[Source excerpt]
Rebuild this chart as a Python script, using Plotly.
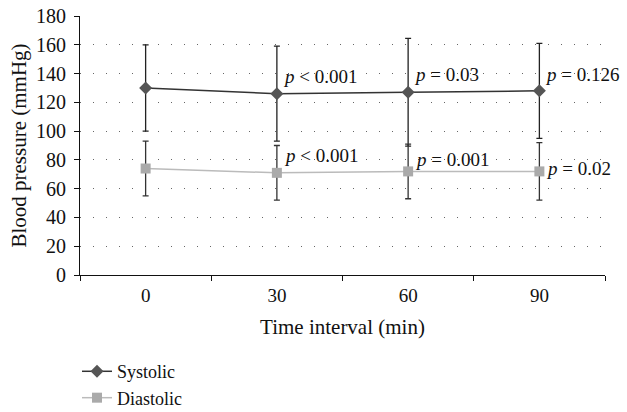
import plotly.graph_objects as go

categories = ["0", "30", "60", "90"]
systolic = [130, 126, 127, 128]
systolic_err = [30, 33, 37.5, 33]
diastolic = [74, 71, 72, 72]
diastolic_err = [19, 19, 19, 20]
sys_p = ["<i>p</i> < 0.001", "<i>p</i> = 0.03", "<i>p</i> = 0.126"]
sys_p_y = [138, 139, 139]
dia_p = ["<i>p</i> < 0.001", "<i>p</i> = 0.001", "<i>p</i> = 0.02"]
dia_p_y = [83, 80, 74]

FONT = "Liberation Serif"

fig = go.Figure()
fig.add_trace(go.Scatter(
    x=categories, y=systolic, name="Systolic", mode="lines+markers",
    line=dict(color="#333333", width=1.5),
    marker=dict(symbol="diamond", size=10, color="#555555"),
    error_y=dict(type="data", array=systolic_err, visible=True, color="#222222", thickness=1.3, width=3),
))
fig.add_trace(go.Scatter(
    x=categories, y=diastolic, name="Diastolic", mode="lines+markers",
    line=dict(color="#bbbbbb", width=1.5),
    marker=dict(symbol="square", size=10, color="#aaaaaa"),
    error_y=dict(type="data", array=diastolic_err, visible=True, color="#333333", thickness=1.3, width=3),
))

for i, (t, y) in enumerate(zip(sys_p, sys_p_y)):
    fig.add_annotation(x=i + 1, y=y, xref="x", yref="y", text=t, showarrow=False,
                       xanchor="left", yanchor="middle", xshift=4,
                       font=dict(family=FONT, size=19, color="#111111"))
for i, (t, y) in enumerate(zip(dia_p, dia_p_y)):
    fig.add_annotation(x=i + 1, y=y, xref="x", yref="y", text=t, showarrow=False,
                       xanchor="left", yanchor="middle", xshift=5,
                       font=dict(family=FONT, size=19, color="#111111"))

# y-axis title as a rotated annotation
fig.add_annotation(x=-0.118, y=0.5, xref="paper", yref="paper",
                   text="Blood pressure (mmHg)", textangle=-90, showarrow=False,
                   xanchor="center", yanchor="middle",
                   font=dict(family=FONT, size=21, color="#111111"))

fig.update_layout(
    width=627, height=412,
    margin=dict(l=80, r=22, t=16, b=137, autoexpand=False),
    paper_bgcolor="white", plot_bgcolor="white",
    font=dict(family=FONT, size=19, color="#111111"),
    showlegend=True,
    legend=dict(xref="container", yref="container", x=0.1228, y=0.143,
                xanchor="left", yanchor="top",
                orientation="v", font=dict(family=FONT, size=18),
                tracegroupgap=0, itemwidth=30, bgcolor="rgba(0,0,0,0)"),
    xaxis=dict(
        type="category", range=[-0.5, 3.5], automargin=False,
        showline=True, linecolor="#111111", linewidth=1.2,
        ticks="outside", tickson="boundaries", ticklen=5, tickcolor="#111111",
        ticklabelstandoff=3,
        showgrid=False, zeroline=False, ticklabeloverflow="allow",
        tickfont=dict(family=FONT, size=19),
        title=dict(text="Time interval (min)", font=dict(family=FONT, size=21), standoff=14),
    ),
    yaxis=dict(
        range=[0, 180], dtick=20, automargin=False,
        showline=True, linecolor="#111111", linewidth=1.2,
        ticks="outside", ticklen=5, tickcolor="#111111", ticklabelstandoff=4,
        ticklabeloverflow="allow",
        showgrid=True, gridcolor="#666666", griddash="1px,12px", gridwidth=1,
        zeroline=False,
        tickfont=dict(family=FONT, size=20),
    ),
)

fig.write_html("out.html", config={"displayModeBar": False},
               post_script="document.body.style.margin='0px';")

[Written task] Quote the data exactly, leaving every image out of the copy.

[Answer for this exercise]
Rebuild this chart as a Python script, using Plotly.
import plotly.graph_objects as go

categories = ["0", "30", "60", "90"]
systolic = [130, 126, 127, 128]
systolic_err = [30, 33, 37.5, 33]
diastolic = [74, 71, 72, 72]
diastolic_err = [19, 19, 19, 20]
sys_p = ["<i>p</i> < 0.001", "<i>p</i> = 0.03", "<i>p</i> = 0.126"]
sys_p_y = [138, 139, 139]
dia_p = ["<i>p</i> < 0.001", "<i>p</i> = 0.001", "<i>p</i> = 0.02"]
dia_p_y = [83, 80, 74]

FONT = "Liberation Serif"

fig = go.Figure()
fig.add_trace(go.Scatter(
    x=categories, y=systolic, name="Systolic", mode="lines+markers",
    line=dict(color="#333333", width=1.5),
    marker=dict(symbol="diamond", size=10, color="#555555"),
    error_y=dict(type="data", array=systolic_err, visible=True, color="#222222", thickness=1.3, width=3),
))
fig.add_trace(go.Scatter(
    x=categories, y=diastolic, name="Diastolic", mode="lines+markers",
    line=dict(color="#bbbbbb", width=1.5),
    marker=dict(symbol="square", size=10, color="#aaaaaa"),
    error_y=dict(type="data", array=diastolic_err, visible=True, color="#333333", thickness=1.3, width=3),
))

for i, (t, y) in enumerate(zip(sys_p, sys_p_y)):
    fig.add_annotation(x=i + 1, y=y, xref="x", yref="y", text=t, showarrow=False,
                       xanchor="left", yanchor="middle", xshift=4,
                       font=dict(family=FONT, size=19, color="#111111"))
for i, (t, y) in enumerate(zip(dia_p, dia_p_y)):
    fig.add_annotation(x=i + 1, y=y, xref="x", yref="y", text=t, showarrow=False,
                       xanchor="left", yanchor="middle", xshift=5,
                       font=dict(family=FONT, size=19, color="#111111"))

# y-axis title as a rotated annotation
fig.add_annotation(x=-0.118, y=0.5, xref="paper", yref="paper",
                   text="Blood pressure (mmHg)", textangle=-90, showarrow=False,
                   xanchor="center", yanchor="middle",
                   font=dict(family=FONT, size=21, color="#111111"))

fig.update_layout(
    width=627, height=412,
    margin=dict(l=80, r=22, t=16, b=137, autoexpand=False),
    paper_bgcolor="white", plot_bgcolor="white",
    font=dict(family=FONT, size=19, color="#111111"),
    showlegend=True,
    legend=dict(xref="container", yref="container", x=0.1228, y=0.143,
                xanchor="left", yanchor="top",
                orientation="v", font=dict(family=FONT, size=18),
                tracegroupgap=0, itemwidth=30, bgcolor="rgba(0,0,0,0)"),
    xaxis=dict(
        type="category", range=[-0.5, 3.5], automargin=False,
        showline=True, linecolor="#111111", linewidth=1.2,
        ticks="outside", tickson="boundaries", ticklen=5, tickcolor="#111111",
        ticklabelstandoff=3,
        showgrid=False, zeroline=False, ticklabeloverflow="allow",
        tickfont=dict(family=FONT, size=19),
        title=dict(text="Time interval (min)", font=dict(family=FONT, size=21), standoff=14),
    ),
    yaxis=dict(
        range=[0, 180], dtick=20, automargin=False,
        showline=True, linecolor="#111111", linewidth=1.2,
        ticks="outside", ticklen=5, tickcolor="#111111", ticklabelstandoff=4,
        ticklabeloverflow="allow",
        showgrid=True, gridcolor="#666666", griddash="1px,12px", gridwidth=1,
        zeroline=False,
        tickfont=dict(family=FONT, size=20),
    ),
)

fig.write_html("out.html", config={"displayModeBar": False},
               post_script="document.body.style.margin='0px';")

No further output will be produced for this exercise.